For locally disabling the ligature you have several methods:
\documentclass{article}
\usepackage[utf8]{inputenc}
\usepackage[T1]{fontenc}
\begin{document}
a << b
a <{}< b
a {<}< b
a <\/< b
a <\textcompwordmark< b
\end{document}
I'd prefer the one with \/, because it's engine independent; the same example (but with fontspec) in LuaTeX
\documentclass{article}
\usepackage{fontspec}
\begin{document}
a << b
a <{}< b
a {<}< b
a <\/< b
a <\textcompwordmark< b
\end{document}
would give

because LuaTeX ignores braces when doing ligatures.

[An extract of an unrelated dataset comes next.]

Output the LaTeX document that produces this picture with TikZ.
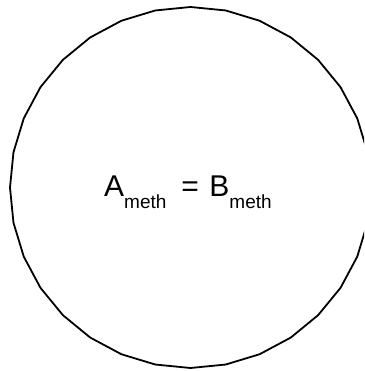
\documentclass[tikz,border=0pt]{standalone}
\usepackage{fontspec}
\setmainfont{Liberation Sans}
\usetikzlibrary{shapes.geometric}
\begin{document}
\begin{tikzpicture}[x=1pt,y=1pt,
  ring/.style={draw=black, line width=1.8pt, regular polygon, regular polygon sides=32,
    shape border rotate=5.625, minimum size=361pt, inner sep=0pt},
  eq/.style={inner sep=0pt, anchor=base west, font=\fontsize{30}{30}\selectfont}]
\useasboundingbox (0,0) rectangle (364,371);
\begin{scope}
\clip (0,0) rectangle (364,371);
\node[ring] (c) at (190.5,183.5) {};
\end{scope}
\node[eq] (t) at (104,174) {A\raisebox{-12pt}{\fontsize{19}{19}\selectfont meth}\hspace{15pt}=\hspace{10.5pt}B\raisebox{-12pt}{\fontsize{19}{19}\selectfont meth}};
\end{tikzpicture}
\end{document}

Of course, the best thing is to define a personal command, so you can modify the rendering without chasing the document for <\/<:
\newcommand\textll{<\/<}
and
a \textll{} b
When somebody will tell you that some negative kerning must be applied between the less than symbols, you'll be happy of having preferred an abstract method.
Side note: this assumes the OT1 encoding is not used; with it the input << would not produce a ligature, but ¡¡ (two reverse exclamation marks); the ligature << for a left guillemet is only active in the T1 encoding (and possibly LY1) and, with fontspec and (Xe|Lua)LaTeX, for fonts loaded with the Ligatures=TeX option.